= Written task =
Show every line in the records below that contains the word "script".

## Begin

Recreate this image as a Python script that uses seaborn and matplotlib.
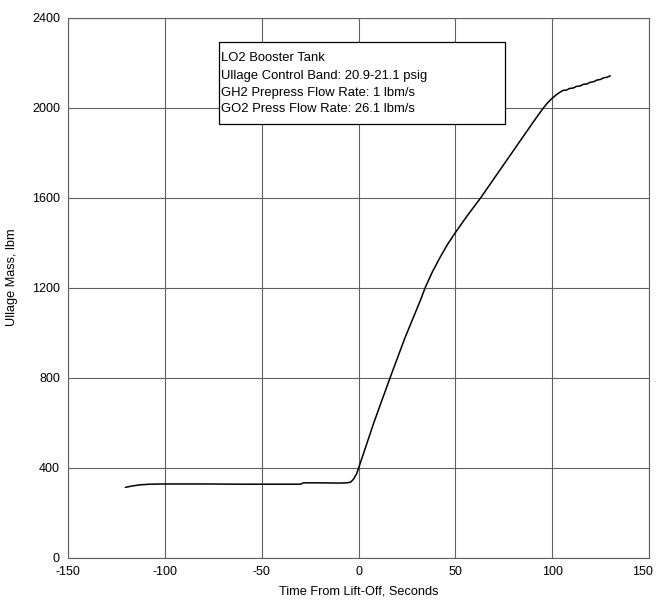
import numpy as np
import pandas as pd
import seaborn as sns
import matplotlib.pyplot as plt
import matplotlib.transforms as mtransforms
from matplotlib.patches import Rectangle

# time from lift-off (s) and ullage mass (lbm)
time_s = [-120.5, -117, -113, -108, -100, -80, -60, -40, -30, -28.5, -20, -10,
          -6, -4, -2.5, -1, 0, 8, 16.2, 24, 32, 34.3, 38, 42, 46, 49.8,
          56, 63, 70, 75, 80, 85, 90, 95.4, 97.5, 99.7, 102, 104,
          105.5, 107.5, 109, 111, 112.5, 114.5, 116, 118, 119.5, 121.5,
          123, 125, 126.5, 128.5, 130]
mass_lbm = [314, 320, 325, 328, 329, 329, 328, 328, 328, 334, 334, 333,
            334, 338, 352, 375, 400, 605, 800, 980, 1147, 1200, 1270, 1335, 1395, 1444,
            1520, 1600, 1687, 1749, 1811, 1873, 1935, 2000, 2022, 2041, 2058, 2070,
            2078, 2080, 2087, 2089, 2096, 2098, 2105, 2107, 2114, 2117,
            2124, 2127, 2134, 2137, 2143]

note_lines = ["LO2 Booster Tank",
              "Ullage Control Band: 20.9-21.1 psig",
              "GH2 Prepress Flow Rate: 1 lbm/s",
              "GO2 Press Flow Rate: 26.1 lbm/s"]

x_ticks = [-150, -100, -50, 0, 50, 100, 150]
y_ticks = [0, 400, 800, 1200, 1600, 2000, 2400]

df = pd.DataFrame({"time": time_s, "mass": mass_lbm})

sns.set_theme(style="whitegrid")
plt.rcParams["font.family"] = ["Liberation Sans", "DejaVu Sans"]
plt.rcParams["axes.unicode_minus"] = False

fig = plt.figure(figsize=(6.56, 6.02), dpi=100)
ax = fig.add_axes([0.1041, 0.0731, 0.8852, 0.897])

sns.lineplot(data=df, x="time", y="mass", color="black", linewidth=1.1, ax=ax)

ax.set_xlim(-150, 150)
ax.set_ylim(0, 2400)
ax.set_xticks(x_ticks)
ax.set_yticks(y_ticks)
ax.grid(True, color="#606060", linewidth=0.8)
for sp in ax.spines.values():
    sp.set_color("#606060")
    sp.set_linewidth(0.8)
ax.tick_params(axis="both", length=0, pad=6, labelsize=9, colors="black")
ax.set_xlabel("Time From Lift-Off, Seconds", fontsize=9.2, labelpad=5, color="black")
ax.set_ylabel("Ullage Mass, lbm", fontsize=9.2, color="black")
ax.yaxis.set_label_coords(-0.0866, 0.52)
ax.set_facecolor("white")

# keep the last x tick label inside the figure
last = ax.get_xticklabels()[-1]
last.set_transform(last.get_transform() +
                   mtransforms.ScaledTranslation(-5 / 72, 0, fig.dpi_scale_trans))

# annotation box
ax.add_patch(Rectangle((0.2595, 0.8037), 0.4925, 0.1519, transform=ax.transAxes,
                       facecolor="white", edgecolor="black", linewidth=0.9, zorder=5))
line_y = [0.926, 0.8926, 0.8617, 0.831]
for txt, yy in zip(note_lines, line_y):
    ax.text(0.2635, yy, txt, transform=ax.transAxes, fontsize=9.4, va="center",
            ha="left", color="black", zorder=6)

fig.savefig("out.png", dpi=100, facecolor="white")
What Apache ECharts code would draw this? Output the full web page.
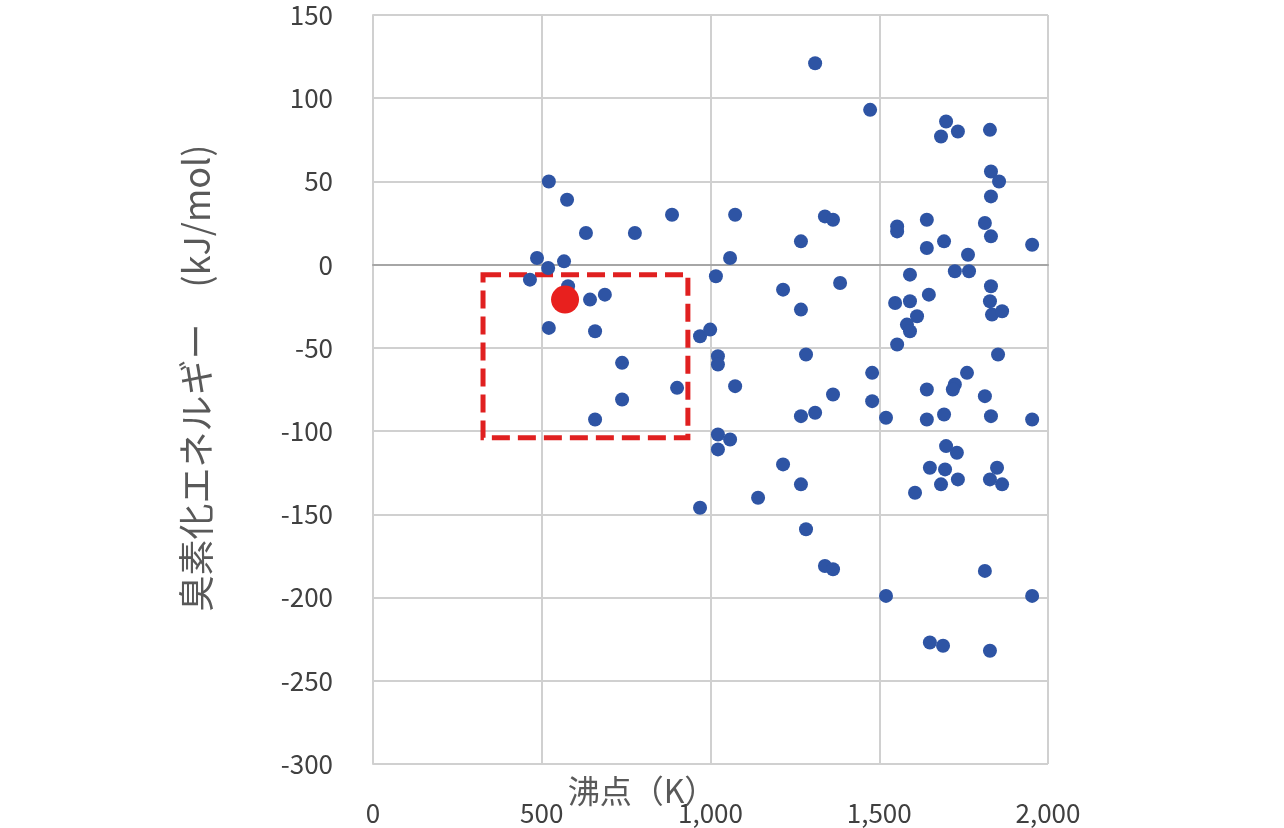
<!DOCTYPE html>
<html><head><meta charset="utf-8">
<script src="https://cdn.jsdelivr.net/npm/echarts@6/dist/echarts.min.js"></script>
<style>html,body{margin:0;padding:0;background:#fff}#c{width:1284px;height:828px}</style>
</head><body><div id="c"></div>
<script>
const xTicks = [0, 500, 1000, 1500, 2000];
const yTicks = [-300, -250, -200, -150, -100, -50, 0, 50, 100, 150];
const boilingPointK = [465,486,521,519,521,566,575,578,631,643,658,687,738,738,776,886,901,658,969,999,1016,1022,1022,1022,1022,1058,1058,1073,1073,969,1141,1215,1215,1268,1268,1268,1268,1283,1283,1310,1310,1339,1339,1363,1363,1363,1384,1473,1479,1479,1520,1520,1547,1553,1553,1553,1591,1591,1612,1582,1591,1698,1683,1733,1828,1831,1855,1831,1641,1813,1831,1953,1692,1641,1763,1724,1766,1647,1831,1828,1834,1864,1852,1760,1724,1718,1641,1813,1641,1692,1831,1953,1698,1730,1650,1695,1849,1828,1864,1733,1683,1606,1813,1953,1650,1689,1828];
const brominationEnergy = [-9,4,50,-2,-38,2,39,-13,19,-21,-40,-18,-59,-81,19,30,-74,-93,-43,-39,-7,-55,-60,-111,-102,4,-105,30,-73,-146,-140,-15,-120,14,-27,-91,-132,-54,-159,121,-89,29,-181,27,-183,-78,-11,93,-65,-82,-92,-199,-23,23,20,-48,-6,-22,-31,-36,-40,86,77,80,81,56,50,41,27,25,17,12,14,10,6,-4,-4,-18,-13,-22,-30,-28,-54,-65,-72,-75,-75,-79,-93,-90,-91,-93,-109,-113,-122,-123,-122,-129,-132,-129,-132,-137,-184,-199,-227,-229,-232];
const highlightPoint = [569, -21];
const highlightBox = [[326, -6], [933, -104]];
const xName = '沸点（K）';
const yName = '臭素化エネルギー　(kJ/mol)';

const pts = boilingPointK.map((x, i) => [x, brominationEnergy[i]]);
const font = '"Noto Sans CJK JP", "Noto Sans", sans-serif';
const chart = echarts.init(document.getElementById('c'));
chart.setOption({
  animation: false,
  grid: { left: 373, right: 236, top: 15, bottom: 64 },
  xAxis: {
    type: 'value', min: 0, max: 2000, interval: 500,
    axisLine: { show: true, onZero: true, lineStyle: { color: '#a6a6a6', width: 2 } },
    axisTick: { show: false },
    axisLabel: { margin: 36, fontSize: 26, color: '#404040', fontFamily: font,
      formatter: v => v.toLocaleString('en-US') },
    splitLine: { show: true, lineStyle: { color: '#d0d0d0', width: 2 } }
  },
  yAxis: {
    type: 'value', min: -300, max: 150, interval: 50,
    axisLine: { show: true, onZero: false, lineStyle: { color: '#d0d0d0', width: 2 } }, axisTick: { show: false },
    axisLabel: { margin: 40, fontSize: 26, color: '#404040', fontFamily: font },
    splitLine: { show: true, lineStyle: { color: '#d0d0d0', width: 2 } }
  },
  graphic: [
    { type: 'text', left: 'center', top: 775, style: { text: xName, font: '32px ' + font, fill: '#595959' } },
    { type: 'text', x: 196, y: 378, rotation: Math.PI / 2,
      style: { text: yName, font: '36px ' + font, fill: '#595959', align: 'center', verticalAlign: 'middle' } }
  ],
  series: [
    { type: 'scatter', data: pts, symbolSize: 14, itemStyle: { color: '#2e54a4', opacity: 1 },
      markArea: { silent: true, itemStyle: { color: 'rgba(0,0,0,0)', borderColor: '#e02020', borderWidth: 5, borderType: [18, 8] },
        data: [[{ coord: highlightBox[0] }, { coord: highlightBox[1] }]] } },
    { type: 'scatter', data: [highlightPoint], symbolSize: 28, itemStyle: { color: '#e8201e', opacity: 1 }, z: 5 }
  ]
});
</script></body></html>
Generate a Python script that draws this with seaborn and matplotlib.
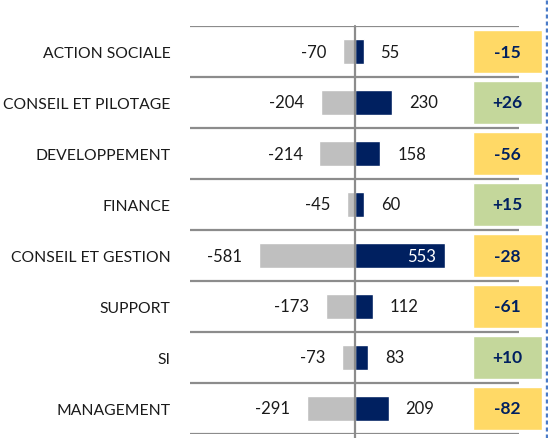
import numpy as np
import pandas as pd
import matplotlib
matplotlib.use('Agg')
import matplotlib.pyplot as plt
import seaborn as sns
from matplotlib.lines import Line2D

categories = ['ACTION SOCIALE', 'CONSEIL ET PILOTAGE', 'DEVELOPPEMENT', 'FINANCE',
              'CONSEIL ET GESTION', 'SUPPORT', 'SI', 'MANAGEMENT']
departs = [-70, -204, -214, -45, -581, -173, -73, -291]
arrivees = [55, 230, 158, 60, 553, 112, 83, 209]
soldes = [-15, 26, -56, 15, -28, -61, 10, -82]

df = pd.DataFrame({'cat': categories, 'neg': departs, 'pos': arrivees, 'solde': soldes})
df['box'] = 1
df['signe'] = np.where(df['solde'] >= 0, 'plus', 'moins')

sns.set_theme(style='white')
plt.rcParams['font.family'] = ['Lato', 'DejaVu Sans']

W, H = 548, 439
fig = plt.figure(figsize=(W / 100, H / 100), dpi=100)

def px_axes(x0, x1, y0, y1):
    # pixel box (from top-left) -> figure axes
    return fig.add_axes([x0 / W, 1 - y1 / H, (x1 - x0) / W, (y1 - y0) / H])

ax = px_axes(190, 519, 27, 435)
navy = '#002060'
grey_bar = '#BFBFBF'
line_col = '#8C8C8C'

sns.barplot(data=df, x='neg', y='cat', color=grey_bar, width=0.5, orient='h', ax=ax, saturation=1)
sns.barplot(data=df, x='pos', y='cat', color=navy, width=0.5, orient='h', ax=ax, saturation=1)
ax.set_xlim(-1000, 1000)
ax.set_ylim(7.5, -0.5)

# separators and center line
for b in np.arange(-0.5, len(categories), 1):
    ax.axhline(b, color=line_col, lw=1.6, zorder=0)
ax.axvline(0, ymin=-0.01, ymax=1, color=line_col, lw=1.6, zorder=3, clip_on=False)

for i, (n, p) in enumerate(zip(departs, arrivees)):
    ax.annotate(f'{n}', (n, i), xytext=(-12, 0), textcoords='offset points',
                ha='right', va='center', fontsize=12, color='#1a1a1a')
    if p > 400:
        ax.annotate(f'{p}', (p, i), xytext=(-7, 0), textcoords='offset points',
                    ha='right', va='center', fontsize=12, color='white')
    else:
        ax.annotate(f'{p}', (p, i), xytext=(12, 0), textcoords='offset points',
                    ha='left', va='center', fontsize=12, color='#1a1a1a')

ax.set_xlabel('')
ax.set_ylabel('')
ax.set_xticks([])
ax.set_yticks(range(len(categories)))
ax.set_yticklabels(categories, fontsize=11.3, color='#1a1a1a')
ax.tick_params(axis='y', length=0, pad=14)
sns.despine(ax=ax, left=True, bottom=True)

# solde column
ax2 = px_axes(473, 542, 27, 435)
sns.barplot(data=df, x='box', y='cat', hue='signe', palette={'plus': '#C4D79B', 'moins': '#FFD966'},
            width=0.84, orient='h', ax=ax2, saturation=1, legend=False, dodge=False)
ax2.set_xlim(0, 1)
ax2.set_ylim(7.5, -0.5)
for i, s in enumerate(soldes):
    ax2.text(0.5, i, f'{s:+d}', ha='center', va='center', fontsize=12.5,
             fontweight='bold', color=navy)
ax2.axis('off')

# dotted frame edge on the right
fig.add_artist(Line2D([546.5 / W, 546.5 / W], [0, 1], color='#4A7BC8', lw=2.4,
                      linestyle=(0, (1.2, 0.9)), transform=fig.transFigure))

fig.savefig('out.png', dpi=100)
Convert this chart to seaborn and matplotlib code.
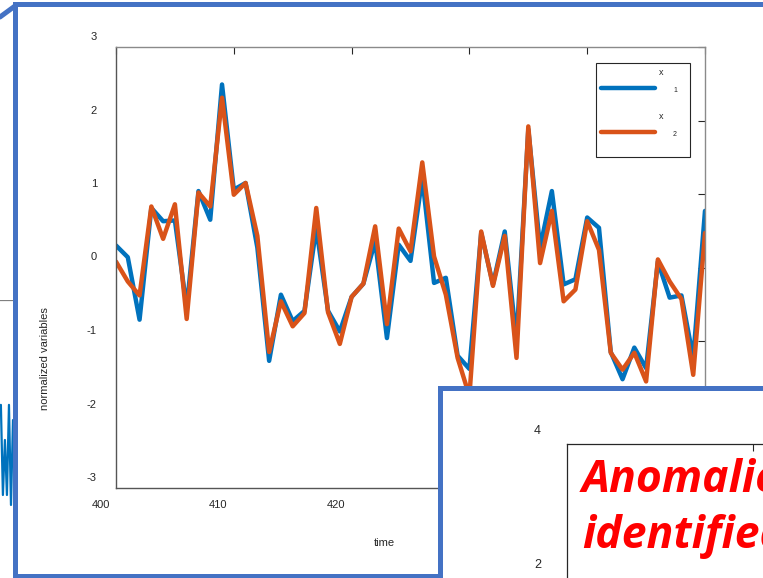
import numpy as np
import pandas as pd
import matplotlib
matplotlib.use("Agg")
import matplotlib.pyplot as plt
import matplotlib.transforms as mtransforms
from matplotlib.patches import Rectangle
from matplotlib.lines import Line2D
import seaborn as sns

# ---- data -------------------------------------------------------------
time = np.arange(400, 451)
x1 = [0.30, 0.14, -0.71, 0.81, 0.63, 0.64, -0.55, 1.04, 0.65, 2.49,
      1.06, 1.15, 0.27, -1.27, -0.37, -0.73, -0.59, 0.54, -0.59, -0.87,
      -0.40, -0.22, 0.36, -0.96, 0.31, 0.09, 1.22, -0.21, -0.14, -1.20,
      -1.38, 0.47, -0.23, 0.49, -1.00, 1.88, 0.27, 1.04, -0.23, -0.16,
      0.68, 0.54, -1.15, -1.52, -1.09, -1.37, 0.08, -0.41, -0.38, -1.23,
      0.77]
x2 = [0.08, -0.19, -0.38, 0.83, 0.39, 0.86, -0.70, 1.02, 0.83, 2.31,
      0.99, 1.15, 0.43, -1.15, -0.46, -0.80, -0.62, 0.81, -0.61, -1.04,
      -0.40, -0.22, 0.56, -0.77, 0.53, 0.22, 1.43, 0.15, -0.37, -1.23,
      -1.75, 0.49, -0.25, 0.43, -1.23, 1.92, 0.06, 0.77, -0.46, -0.30,
      0.63, 0.24, -1.16, -1.39, -1.16, -1.55, 0.11, -0.19, -0.43, -1.46,
      0.47]
series_names = ["x1", "x2"]
series_colors = ["#0072BD", "#D95319"]
legend_main = ["x", "x"]
legend_sub = ["1", "2"]

xticks = [400, 410, 420, 430, 440, 450]
xtick_labels = ["400", "410", "420", "430", "440", "450"]
yticks = [-3, -2, -1, 0, 1, 2, 3]
ytick_labels = ["-3", "-2", "-1", "0", "1", "2", "3"]

# second panel (partly visible)
panel_yticks = [0, 2, 4]
panel_ytick_labels = ["0", "2", "4"]
panel_xticks = [410, 420, 430, 440, 450]
note_lines = ["Anomalies", "identified"]

# fragment of a signal from a figure further back
bg_t = [44, 45, 46, 47, 48, 49, 50]
bg_v = [0.58, -1.50, -0.23, -1.50, 0.58, -1.73, 0.23]

# ---- figure -----------------------------------------------------------
W, H, DPI = 763, 578, 100
sns.set_style("white")
plt.rcParams["font.family"] = ["Liberation Sans", "DejaVu Sans"]
fig = plt.figure(figsize=(W / DPI, H / DPI), dpi=DPI, facecolor="white")


def px_rect(x0, y0, x1, y1):
    return [x0 / W, 1 - y1 / H, (x1 - x0) / W, (y1 - y0) / H]


def px_shift(dx, dy):
    return mtransforms.ScaledTranslation(dx / DPI, -dy / DPI, fig.dpi_scale_trans)


FRAME = "#4472C4"
INK = "#262626"

# background figure fragment
ax_bg = fig.add_axes(px_rect(-88, 300, 13, 560))
ax_bg.set_zorder(0)
sns.lineplot(x=bg_t, y=bg_v, color="#0072BD", linewidth=1.6, ax=ax_bg)
ax_bg.set_xlim(0, 50)
ax_bg.set_ylim(-3, 3)
ax_bg.set_axis_off()
ax_bg.add_line(Line2D([0, 1], [1, 1], transform=ax_bg.transAxes,
                      color="#808080", lw=0.9))

# first slide frame
fig.add_artist(Line2D([0, 15 / W], [1 - 17 / H, 1 - 6 / H], color=FRAME,
                      lw=3.6, transform=fig.transFigure, zorder=1))
fig.add_artist(Rectangle((15 / W, 1 - 575.8 / H), (1100 - 15) / W,
                         (575.8 - 4.2) / H, transform=fig.transFigure,
                         facecolor="white", edgecolor=FRAME, lw=3.6, zorder=1))

# ---- main chart -------------------------------------------------------
ax = fig.add_axes(px_rect(116, 47, 705, 488))
ax.set_zorder(2)
df = pd.DataFrame({
    "time": np.concatenate([time, time]),
    "value": np.concatenate([x1, x2]),
    "series": np.repeat(series_names, len(time)),
})
sns.lineplot(data=df, x="time", y="value", hue="series",
             palette=series_colors, linewidth=3.2, legend=False, ax=ax)
ax.set_xlim(400, 450)
ax.set_ylim(-3, 3)
ax.set_xticks(xticks)
ax.set_xticklabels(xtick_labels)
ax.set_yticks(yticks)
ax.set_yticklabels(ytick_labels)
ax.tick_params(direction="in", length=5, width=0.8, color=INK,
               labelcolor=INK, labelsize=8, top=True, right=True)
ax.tick_params(axis="x", pad=8.6)
ax.tick_params(axis="y", pad=13.7)
for lbl in ax.get_xticklabels():
    lbl.set_transform(lbl.get_transform() + px_shift(-15.5, 0))
for lbl in ax.get_yticklabels():
    lbl.set_transform(lbl.get_transform() + px_shift(0, -11))
for side, sp in ax.spines.items():
    sp.set_visible(True)
    sp.set_linewidth(1.0)
    sp.set_color("#555555" if side in ("left", "bottom") else "#8a8a8a")

ax.set_xlabel("time", fontsize=8, color=INK, va="center")
ax.xaxis.set_label_coords((384 - 116) / 589, (488 - 543) / 441)
ax.set_ylabel("normalized variables", fontsize=8, color=INK, va="center")
ax.yaxis.set_label_coords((45 - 116) / 589, (488 - 359) / 441)

# legend: sample lines in a framed box, labels written beside them
LEG_PX = 42.5  # legend font size in pixels, sets the box geometry
handles = [Line2D([], [], color=c, lw=3.2) for c in series_colors]
leg = ax.legend(handles, ["", ""], loc="upper left",
                bbox_to_anchor=((596 - 116) / 589, (488 - 63) / 441),
                borderaxespad=0, fontsize=LEG_PX * 72 / DPI,
                handlelength=54 / LEG_PX, handleheight=0.1,
                labelspacing=4 / LEG_PX, borderpad=5 / LEG_PX,
                handletextpad=30 / LEG_PX, frameon=True, fancybox=False,
                edgecolor=INK, framealpha=1)
leg.get_frame().set_linewidth(0.8)
for k, (m, s) in enumerate(zip(legend_main, legend_sub)):
    ym = 72.5 + 44 * k
    ax.text((661.5 - 116) / 589, (488 - ym) / 441, m, transform=ax.transAxes,
            fontsize=6.5, ha="center", va="center", color=INK, zorder=7)
    ax.text((675 - 116) / 589, (488 - ym - 18) / 441, s, transform=ax.transAxes,
            fontsize=5, ha="center", va="center", color=INK, zorder=7)

# ---- second slide frame with its chart --------------------------------
fig.add_artist(Rectangle((439.5 / W, 1 - 1100 / H), (1300 - 439.5) / W,
                         (1100 - 387.5) / H, transform=fig.transFigure,
                         facecolor="white", edgecolor=FRAME, lw=3.6, zorder=3))

ax2 = fig.add_axes(px_rect(567, 444, 1497, 980))
ax2.set_zorder(4)
ax2.patch.set_alpha(0)
ax2.set_xlim(400, 450)
ax2.set_ylim(-4, 4)
ax2.set_xticks(panel_xticks)
ax2.set_yticks(panel_yticks)
ax2.set_yticklabels(panel_ytick_labels)
ax2.tick_params(direction="in", length=5, width=0.8, color=INK,
                labelcolor=INK, labelsize=9, top=True, bottom=False,
                right=False, labelbottom=False)
ax2.tick_params(axis="y", pad=18.7)
for lbl in ax2.get_yticklabels():
    lbl.set_transform(lbl.get_transform() + px_shift(0, -15))
for side, sp in ax2.spines.items():
    sp.set_visible(side in ("left", "top"))
    sp.set_color(INK)
    sp.set_linewidth(0.9)

for k, line in enumerate(note_lines):
    fig.text(582 / W, 1 - (492 + 56 * k) / H, line, color="#FF0000",
             fontsize=32, fontweight="bold", fontstyle="italic",
             family=["Open Sans", "Lato", "DejaVu Sans"],
             ha="left", va="baseline", zorder=6)

fig.savefig("out.png", dpi=DPI, facecolor="white")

## End

= Solution to the problem =
Recreate this image as a Python script that uses seaborn and matplotlib.
<script src="https://cdn.jsdelivr.net/npm/echarts@6/dist/echarts.min.js"></script>
<script>
</script></body></html>
Generate a Python script that draws this with seaborn and matplotlib.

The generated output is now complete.